Dataset extract:
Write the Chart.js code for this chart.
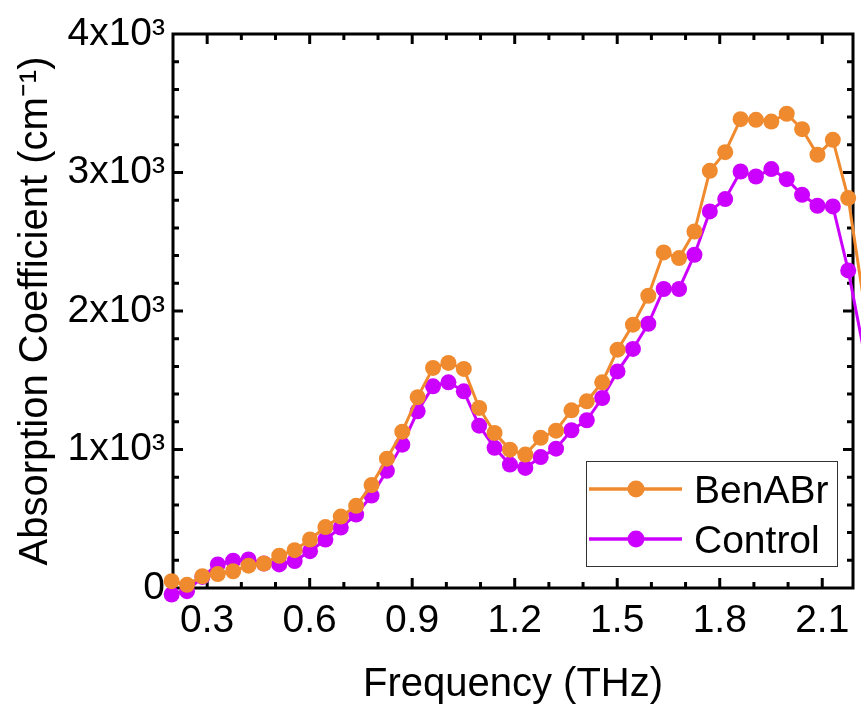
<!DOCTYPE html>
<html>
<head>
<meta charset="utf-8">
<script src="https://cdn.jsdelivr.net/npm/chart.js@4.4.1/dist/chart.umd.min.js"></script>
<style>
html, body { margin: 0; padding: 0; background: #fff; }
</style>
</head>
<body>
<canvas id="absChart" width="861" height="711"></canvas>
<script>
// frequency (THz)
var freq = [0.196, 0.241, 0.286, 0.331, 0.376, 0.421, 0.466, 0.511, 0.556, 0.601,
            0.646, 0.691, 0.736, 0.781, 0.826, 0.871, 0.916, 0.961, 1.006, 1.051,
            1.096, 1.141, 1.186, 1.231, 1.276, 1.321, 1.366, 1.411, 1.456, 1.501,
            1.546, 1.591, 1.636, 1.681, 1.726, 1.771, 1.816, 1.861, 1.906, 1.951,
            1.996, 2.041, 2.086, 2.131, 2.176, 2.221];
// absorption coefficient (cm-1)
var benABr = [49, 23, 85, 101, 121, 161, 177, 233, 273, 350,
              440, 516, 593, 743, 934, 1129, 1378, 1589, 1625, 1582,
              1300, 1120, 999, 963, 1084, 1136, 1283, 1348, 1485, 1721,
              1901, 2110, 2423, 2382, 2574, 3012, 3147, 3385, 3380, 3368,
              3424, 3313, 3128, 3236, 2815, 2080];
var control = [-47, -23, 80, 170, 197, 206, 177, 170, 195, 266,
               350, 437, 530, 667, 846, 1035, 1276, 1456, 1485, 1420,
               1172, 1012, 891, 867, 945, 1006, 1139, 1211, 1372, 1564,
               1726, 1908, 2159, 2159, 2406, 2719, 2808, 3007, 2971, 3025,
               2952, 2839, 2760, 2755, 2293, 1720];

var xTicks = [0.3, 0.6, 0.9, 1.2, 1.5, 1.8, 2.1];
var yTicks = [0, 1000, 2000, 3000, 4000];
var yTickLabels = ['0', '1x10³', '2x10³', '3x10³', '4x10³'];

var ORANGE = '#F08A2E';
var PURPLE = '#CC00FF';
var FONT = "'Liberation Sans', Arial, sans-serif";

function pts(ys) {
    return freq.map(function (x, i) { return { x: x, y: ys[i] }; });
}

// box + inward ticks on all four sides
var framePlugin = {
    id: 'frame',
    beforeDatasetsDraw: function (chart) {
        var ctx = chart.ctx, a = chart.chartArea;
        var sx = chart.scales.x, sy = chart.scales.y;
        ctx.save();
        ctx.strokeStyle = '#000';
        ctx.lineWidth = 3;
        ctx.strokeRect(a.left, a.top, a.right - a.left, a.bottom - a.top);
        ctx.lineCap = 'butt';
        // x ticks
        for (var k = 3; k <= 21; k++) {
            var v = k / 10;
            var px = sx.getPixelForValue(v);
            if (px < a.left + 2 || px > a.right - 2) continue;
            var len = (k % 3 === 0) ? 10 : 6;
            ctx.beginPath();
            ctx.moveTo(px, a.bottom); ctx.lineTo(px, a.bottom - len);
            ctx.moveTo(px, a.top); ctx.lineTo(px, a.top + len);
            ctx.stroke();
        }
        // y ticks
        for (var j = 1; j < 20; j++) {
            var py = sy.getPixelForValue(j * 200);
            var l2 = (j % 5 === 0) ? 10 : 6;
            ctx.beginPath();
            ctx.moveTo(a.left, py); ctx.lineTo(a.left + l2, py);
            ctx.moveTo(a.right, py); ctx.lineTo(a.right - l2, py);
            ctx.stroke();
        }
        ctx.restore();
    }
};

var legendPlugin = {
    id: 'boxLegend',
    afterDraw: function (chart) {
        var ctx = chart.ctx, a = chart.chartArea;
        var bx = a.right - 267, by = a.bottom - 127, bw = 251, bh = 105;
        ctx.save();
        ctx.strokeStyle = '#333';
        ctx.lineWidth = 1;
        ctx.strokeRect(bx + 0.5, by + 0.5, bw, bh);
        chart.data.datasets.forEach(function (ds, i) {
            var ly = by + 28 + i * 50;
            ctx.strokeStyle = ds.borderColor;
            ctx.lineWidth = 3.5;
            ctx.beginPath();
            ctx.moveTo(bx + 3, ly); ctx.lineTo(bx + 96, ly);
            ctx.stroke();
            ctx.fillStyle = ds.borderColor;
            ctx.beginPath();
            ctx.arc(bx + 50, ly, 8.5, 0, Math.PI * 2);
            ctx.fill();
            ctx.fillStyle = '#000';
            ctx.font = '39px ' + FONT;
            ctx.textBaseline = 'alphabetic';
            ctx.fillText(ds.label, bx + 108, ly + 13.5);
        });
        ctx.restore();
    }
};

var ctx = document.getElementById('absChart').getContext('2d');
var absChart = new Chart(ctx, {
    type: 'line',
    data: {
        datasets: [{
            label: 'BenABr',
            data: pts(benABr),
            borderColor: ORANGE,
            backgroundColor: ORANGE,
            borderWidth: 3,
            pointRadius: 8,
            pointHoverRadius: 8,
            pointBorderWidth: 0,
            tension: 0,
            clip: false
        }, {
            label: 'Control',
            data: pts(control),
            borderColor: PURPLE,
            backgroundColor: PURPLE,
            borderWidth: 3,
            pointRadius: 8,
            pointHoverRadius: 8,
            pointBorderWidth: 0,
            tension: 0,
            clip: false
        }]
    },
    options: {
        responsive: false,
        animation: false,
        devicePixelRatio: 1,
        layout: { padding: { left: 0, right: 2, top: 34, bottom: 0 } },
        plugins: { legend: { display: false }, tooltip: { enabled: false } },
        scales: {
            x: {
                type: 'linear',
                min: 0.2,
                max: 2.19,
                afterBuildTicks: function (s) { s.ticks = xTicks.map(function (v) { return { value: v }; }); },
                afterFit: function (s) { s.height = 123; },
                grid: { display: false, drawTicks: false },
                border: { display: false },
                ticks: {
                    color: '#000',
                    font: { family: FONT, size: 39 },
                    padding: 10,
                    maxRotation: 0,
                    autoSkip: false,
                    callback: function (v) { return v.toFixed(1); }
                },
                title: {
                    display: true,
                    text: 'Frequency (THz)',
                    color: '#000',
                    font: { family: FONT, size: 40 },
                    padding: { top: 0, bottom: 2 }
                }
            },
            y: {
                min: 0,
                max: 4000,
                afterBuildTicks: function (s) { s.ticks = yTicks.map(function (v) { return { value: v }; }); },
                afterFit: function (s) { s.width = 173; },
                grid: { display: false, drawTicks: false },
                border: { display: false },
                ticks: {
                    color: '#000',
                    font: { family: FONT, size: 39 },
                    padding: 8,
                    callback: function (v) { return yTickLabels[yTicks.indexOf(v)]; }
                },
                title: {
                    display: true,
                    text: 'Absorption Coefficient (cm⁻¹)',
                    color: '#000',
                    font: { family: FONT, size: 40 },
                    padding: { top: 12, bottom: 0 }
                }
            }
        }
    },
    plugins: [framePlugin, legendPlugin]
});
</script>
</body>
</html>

What is expected:
Quote the material exactly. Pictures stay out.

Answer for this exercise:
Write the Chart.js code for this chart.
<!DOCTYPE html>
<html>
<head>
<meta charset="utf-8">
<script src="https://cdn.jsdelivr.net/npm/chart.js@4.4.1/dist/chart.umd.min.js"></script>
<style>
html, body { margin: 0; padding: 0; background: #fff; }
</style>
</head>
<body>
<canvas id="absChart" width="861" height="711"></canvas>
<script>
// frequency (THz)
var freq = [0.196, 0.241, 0.286, 0.331, 0.376, 0.421, 0.466, 0.511, 0.556, 0.601,
            0.646, 0.691, 0.736, 0.781, 0.826, 0.871, 0.916, 0.961, 1.006, 1.051,
            1.096, 1.141, 1.186, 1.231, 1.276, 1.321, 1.366, 1.411, 1.456, 1.501,
            1.546, 1.591, 1.636, 1.681, 1.726, 1.771, 1.816, 1.861, 1.906, 1.951,
            1.996, 2.041, 2.086, 2.131, 2.176, 2.221];
// absorption coefficient (cm-1)
var benABr = [49, 23, 85, 101, 121, 161, 177, 233, 273, 350,
              440, 516, 593, 743, 934, 1129, 1378, 1589, 1625, 1582,
              1300, 1120, 999, 963, 1084, 1136, 1283, 1348, 1485, 1721,
              1901, 2110, 2423, 2382, 2574, 3012, 3147, 3385, 3380, 3368,
              3424, 3313, 3128, 3236, 2815, 2080];
var control = [-47, -23, 80, 170, 197, 206, 177, 170, 195, 266,
               350, 437, 530, 667, 846, 1035, 1276, 1456, 1485, 1420,
               1172, 1012, 891, 867, 945, 1006, 1139, 1211, 1372, 1564,
               1726, 1908, 2159, 2159, 2406, 2719, 2808, 3007, 2971, 3025,
               2952, 2839, 2760, 2755, 2293, 1720];

var xTicks = [0.3, 0.6, 0.9, 1.2, 1.5, 1.8, 2.1];
var yTicks = [0, 1000, 2000, 3000, 4000];
var yTickLabels = ['0', '1x10³', '2x10³', '3x10³', '4x10³'];

var ORANGE = '#F08A2E';
var PURPLE = '#CC00FF';
var FONT = "'Liberation Sans', Arial, sans-serif";

function pts(ys) {
    return freq.map(function (x, i) { return { x: x, y: ys[i] }; });
}

// box + inward ticks on all four sides
var framePlugin = {
    id: 'frame',
    beforeDatasetsDraw: function (chart) {
        var ctx = chart.ctx, a = chart.chartArea;
        var sx = chart.scales.x, sy = chart.scales.y;
        ctx.save();
        ctx.strokeStyle = '#000';
        ctx.lineWidth = 3;
        ctx.strokeRect(a.left, a.top, a.right - a.left, a.bottom - a.top);
        ctx.lineCap = 'butt';
        // x ticks
        for (var k = 3; k <= 21; k++) {
            var v = k / 10;
            var px = sx.getPixelForValue(v);
            if (px < a.left + 2 || px > a.right - 2) continue;
            var len = (k % 3 === 0) ? 10 : 6;
            ctx.beginPath();
            ctx.moveTo(px, a.bottom); ctx.lineTo(px, a.bottom - len);
            ctx.moveTo(px, a.top); ctx.lineTo(px, a.top + len);
            ctx.stroke();
        }
        // y ticks
        for (var j = 1; j < 20; j++) {
            var py = sy.getPixelForValue(j * 200);
            var l2 = (j % 5 === 0) ? 10 : 6;
            ctx.beginPath();
            ctx.moveTo(a.left, py); ctx.lineTo(a.left + l2, py);
            ctx.moveTo(a.right, py); ctx.lineTo(a.right - l2, py);
            ctx.stroke();
        }
        ctx.restore();
    }
};

var legendPlugin = {
    id: 'boxLegend',
    afterDraw: function (chart) {
        var ctx = chart.ctx, a = chart.chartArea;
        var bx = a.right - 267, by = a.bottom - 127, bw = 251, bh = 105;
        ctx.save();
        ctx.strokeStyle = '#333';
        ctx.lineWidth = 1;
        ctx.strokeRect(bx + 0.5, by + 0.5, bw, bh);
        chart.data.datasets.forEach(function (ds, i) {
            var ly = by + 28 + i * 50;
            ctx.strokeStyle = ds.borderColor;
            ctx.lineWidth = 3.5;
            ctx.beginPath();
            ctx.moveTo(bx + 3, ly); ctx.lineTo(bx + 96, ly);
            ctx.stroke();
            ctx.fillStyle = ds.borderColor;
            ctx.beginPath();
            ctx.arc(bx + 50, ly, 8.5, 0, Math.PI * 2);
            ctx.fill();
            ctx.fillStyle = '#000';
            ctx.font = '39px ' + FONT;
            ctx.textBaseline = 'alphabetic';
            ctx.fillText(ds.label, bx + 108, ly + 13.5);
        });
        ctx.restore();
    }
};

var ctx = document.getElementById('absChart').getContext('2d');
var absChart = new Chart(ctx, {
    type: 'line',
    data: {
        datasets: [{
            label: 'BenABr',
            data: pts(benABr),
            borderColor: ORANGE,
            backgroundColor: ORANGE,
            borderWidth: 3,
            pointRadius: 8,
            pointHoverRadius: 8,
            pointBorderWidth: 0,
            tension: 0,
            clip: false
        }, {
            label: 'Control',
            data: pts(control),
            borderColor: PURPLE,
            backgroundColor: PURPLE,
            borderWidth: 3,
            pointRadius: 8,
            pointHoverRadius: 8,
            pointBorderWidth: 0,
            tension: 0,
            clip: false
        }]
    },
    options: {
        responsive: false,
        animation: false,
        devicePixelRatio: 1,
        layout: { padding: { left: 0, right: 2, top: 34, bottom: 0 } },
        plugins: { legend: { display: false }, tooltip: { enabled: false } },
        scales: {
            x: {
                type: 'linear',
                min: 0.2,
                max: 2.19,
                afterBuildTicks: function (s) { s.ticks = xTicks.map(function (v) { return { value: v }; }); },
                afterFit: function (s) { s.height = 123; },
                grid: { display: false, drawTicks: false },
                border: { display: false },
                ticks: {
                    color: '#000',
                    font: { family: FONT, size: 39 },
                    padding: 10,
                    maxRotation: 0,
                    autoSkip: false,
                    callback: function (v) { return v.toFixed(1); }
                },
                title: {
                    display: true,
                    text: 'Frequency (THz)',
                    color: '#000',
                    font: { family: FONT, size: 40 },
                    padding: { top: 0, bottom: 2 }
                }
            },
            y: {
                min: 0,
                max: 4000,
                afterBuildTicks: function (s) { s.ticks = yTicks.map(function (v) { return { value: v }; }); },
                afterFit: function (s) { s.width = 173; },
                grid: { display: false, drawTicks: false },
                border: { display: false },
                ticks: {
                    color: '#000',
                    font: { family: FONT, size: 39 },
                    padding: 8,
                    callback: function (v) { return yTickLabels[yTicks.indexOf(v)]; }
                },
                title: {
                    display: true,
                    text: 'Absorption Coefficient (cm⁻¹)',
                    color: '#000',
                    font: { family: FONT, size: 40 },
                    padding: { top: 12, bottom: 0 }
                }
            }
        }
    },
    plugins: [framePlugin, legendPlugin]
});
</script>
</body>
</html>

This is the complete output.